[GIVEN EXERCISE]: Reproduce the data exactly and drop any pictures it holds.

[SOURCE MATERIAL]:
▽

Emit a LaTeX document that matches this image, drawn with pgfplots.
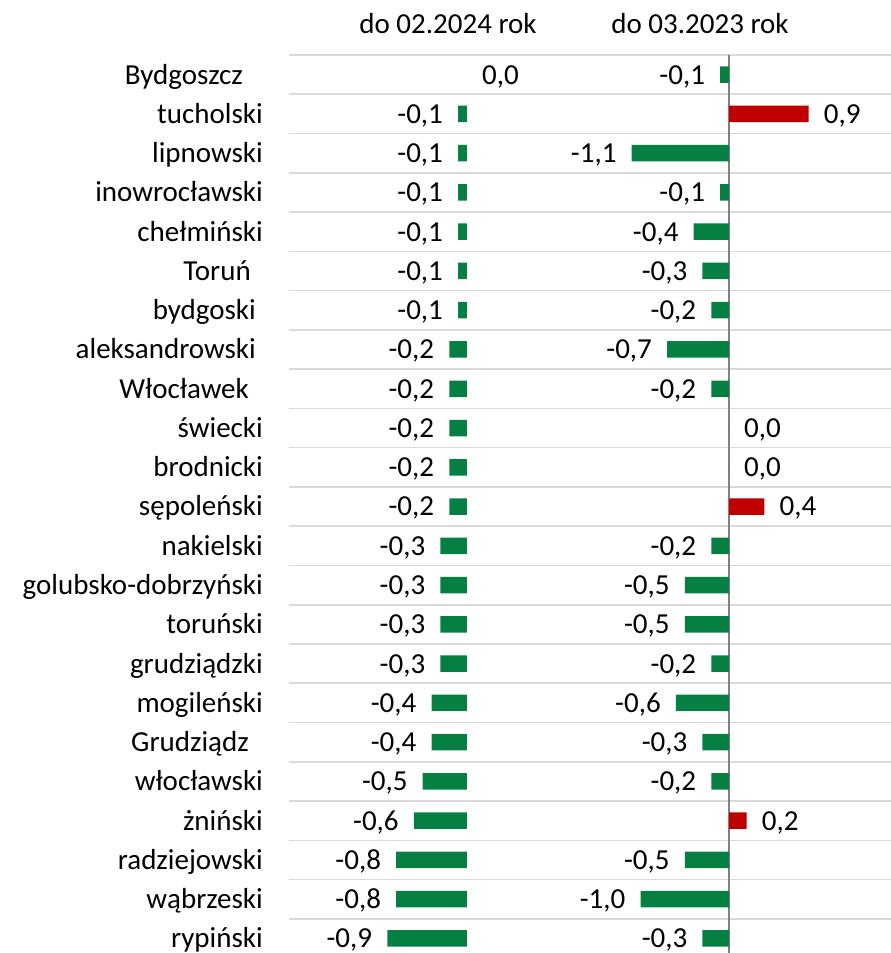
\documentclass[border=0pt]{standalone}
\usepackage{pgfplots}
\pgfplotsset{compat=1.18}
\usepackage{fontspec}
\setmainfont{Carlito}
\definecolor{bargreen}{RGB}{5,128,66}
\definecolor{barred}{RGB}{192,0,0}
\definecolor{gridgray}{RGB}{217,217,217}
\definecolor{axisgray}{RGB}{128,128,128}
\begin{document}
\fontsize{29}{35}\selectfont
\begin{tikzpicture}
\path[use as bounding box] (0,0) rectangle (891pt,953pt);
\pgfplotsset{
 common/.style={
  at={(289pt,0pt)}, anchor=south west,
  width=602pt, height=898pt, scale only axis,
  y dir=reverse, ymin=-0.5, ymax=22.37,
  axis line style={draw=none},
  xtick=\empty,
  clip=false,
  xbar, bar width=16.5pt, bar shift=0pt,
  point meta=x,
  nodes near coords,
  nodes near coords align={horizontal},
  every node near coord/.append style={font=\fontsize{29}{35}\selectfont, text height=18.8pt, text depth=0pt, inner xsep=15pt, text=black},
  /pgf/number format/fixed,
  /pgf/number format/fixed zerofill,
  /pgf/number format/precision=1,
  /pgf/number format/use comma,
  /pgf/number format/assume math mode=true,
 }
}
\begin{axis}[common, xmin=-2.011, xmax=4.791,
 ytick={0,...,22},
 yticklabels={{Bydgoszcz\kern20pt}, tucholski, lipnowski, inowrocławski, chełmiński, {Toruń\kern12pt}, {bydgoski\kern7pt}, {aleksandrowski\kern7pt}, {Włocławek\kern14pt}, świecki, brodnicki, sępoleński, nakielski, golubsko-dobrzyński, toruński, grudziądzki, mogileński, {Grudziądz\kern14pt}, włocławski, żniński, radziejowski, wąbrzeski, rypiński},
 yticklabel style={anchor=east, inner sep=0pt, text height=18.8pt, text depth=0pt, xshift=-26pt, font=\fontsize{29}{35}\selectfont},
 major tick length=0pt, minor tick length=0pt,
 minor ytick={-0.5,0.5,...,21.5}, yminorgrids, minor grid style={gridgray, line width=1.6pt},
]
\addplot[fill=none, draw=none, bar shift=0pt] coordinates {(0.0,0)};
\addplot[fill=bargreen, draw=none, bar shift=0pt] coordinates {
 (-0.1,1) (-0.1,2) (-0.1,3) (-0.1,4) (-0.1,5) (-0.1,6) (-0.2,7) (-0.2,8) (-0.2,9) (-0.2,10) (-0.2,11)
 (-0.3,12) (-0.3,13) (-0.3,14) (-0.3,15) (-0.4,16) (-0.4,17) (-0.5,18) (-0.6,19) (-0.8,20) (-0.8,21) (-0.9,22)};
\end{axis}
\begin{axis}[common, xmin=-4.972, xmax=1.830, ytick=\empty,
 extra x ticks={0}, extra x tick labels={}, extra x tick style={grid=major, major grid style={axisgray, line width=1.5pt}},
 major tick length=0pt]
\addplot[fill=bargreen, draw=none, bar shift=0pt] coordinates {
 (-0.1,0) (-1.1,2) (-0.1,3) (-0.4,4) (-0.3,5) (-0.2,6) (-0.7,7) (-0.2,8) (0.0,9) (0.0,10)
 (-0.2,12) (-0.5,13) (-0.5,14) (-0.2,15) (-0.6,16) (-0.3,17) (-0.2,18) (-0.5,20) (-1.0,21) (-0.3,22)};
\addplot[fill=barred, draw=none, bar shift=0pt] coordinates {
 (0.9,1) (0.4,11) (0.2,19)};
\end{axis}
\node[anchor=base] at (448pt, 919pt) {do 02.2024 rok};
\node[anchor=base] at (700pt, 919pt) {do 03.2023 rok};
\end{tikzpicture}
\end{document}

△

[RESPONSE TO THE TASK]:
Emit a LaTeX document that matches this image, drawn with pgfplots.
\documentclass[border=0pt]{standalone}
\usepackage{pgfplots}
\pgfplotsset{compat=1.18}
\usepackage{fontspec}
\setmainfont{Carlito}
\definecolor{bargreen}{RGB}{5,128,66}
\definecolor{barred}{RGB}{192,0,0}
\definecolor{gridgray}{RGB}{217,217,217}
\definecolor{axisgray}{RGB}{128,128,128}
\begin{document}
\fontsize{29}{35}\selectfont
\begin{tikzpicture}
\path[use as bounding box] (0,0) rectangle (891pt,953pt);
\pgfplotsset{
 common/.style={
  at={(289pt,0pt)}, anchor=south west,
  width=602pt, height=898pt, scale only axis,
  y dir=reverse, ymin=-0.5, ymax=22.37,
  axis line style={draw=none},
  xtick=\empty,
  clip=false,
  xbar, bar width=16.5pt, bar shift=0pt,
  point meta=x,
  nodes near coords,
  nodes near coords align={horizontal},
  every node near coord/.append style={font=\fontsize{29}{35}\selectfont, text height=18.8pt, text depth=0pt, inner xsep=15pt, text=black},
  /pgf/number format/fixed,
  /pgf/number format/fixed zerofill,
  /pgf/number format/precision=1,
  /pgf/number format/use comma,
  /pgf/number format/assume math mode=true,
 }
}
\begin{axis}[common, xmin=-2.011, xmax=4.791,
 ytick={0,...,22},
 yticklabels={{Bydgoszcz\kern20pt}, tucholski, lipnowski, inowrocławski, chełmiński, {Toruń\kern12pt}, {bydgoski\kern7pt}, {aleksandrowski\kern7pt}, {Włocławek\kern14pt}, świecki, brodnicki, sępoleński, nakielski, golubsko-dobrzyński, toruński, grudziądzki, mogileński, {Grudziądz\kern14pt}, włocławski, żniński, radziejowski, wąbrzeski, rypiński},
 yticklabel style={anchor=east, inner sep=0pt, text height=18.8pt, text depth=0pt, xshift=-26pt, font=\fontsize{29}{35}\selectfont},
 major tick length=0pt, minor tick length=0pt,
 minor ytick={-0.5,0.5,...,21.5}, yminorgrids, minor grid style={gridgray, line width=1.6pt},
]
\addplot[fill=none, draw=none, bar shift=0pt] coordinates {(0.0,0)};
\addplot[fill=bargreen, draw=none, bar shift=0pt] coordinates {
 (-0.1,1) (-0.1,2) (-0.1,3) (-0.1,4) (-0.1,5) (-0.1,6) (-0.2,7) (-0.2,8) (-0.2,9) (-0.2,10) (-0.2,11)
 (-0.3,12) (-0.3,13) (-0.3,14) (-0.3,15) (-0.4,16) (-0.4,17) (-0.5,18) (-0.6,19) (-0.8,20) (-0.8,21) (-0.9,22)};
\end{axis}
\begin{axis}[common, xmin=-4.972, xmax=1.830, ytick=\empty,
 extra x ticks={0}, extra x tick labels={}, extra x tick style={grid=major, major grid style={axisgray, line width=1.5pt}},
 major tick length=0pt]
\addplot[fill=bargreen, draw=none, bar shift=0pt] coordinates {
 (-0.1,0) (-1.1,2) (-0.1,3) (-0.4,4) (-0.3,5) (-0.2,6) (-0.7,7) (-0.2,8) (0.0,9) (0.0,10)
 (-0.2,12) (-0.5,13) (-0.5,14) (-0.2,15) (-0.6,16) (-0.3,17) (-0.2,18) (-0.5,20) (-1.0,21) (-0.3,22)};
\addplot[fill=barred, draw=none, bar shift=0pt] coordinates {
 (0.9,1) (0.4,11) (0.2,19)};
\end{axis}
\node[anchor=base] at (448pt, 919pt) {do 02.2024 rok};
\node[anchor=base] at (700pt, 919pt) {do 03.2023 rok};
\end{tikzpicture}
\end{document}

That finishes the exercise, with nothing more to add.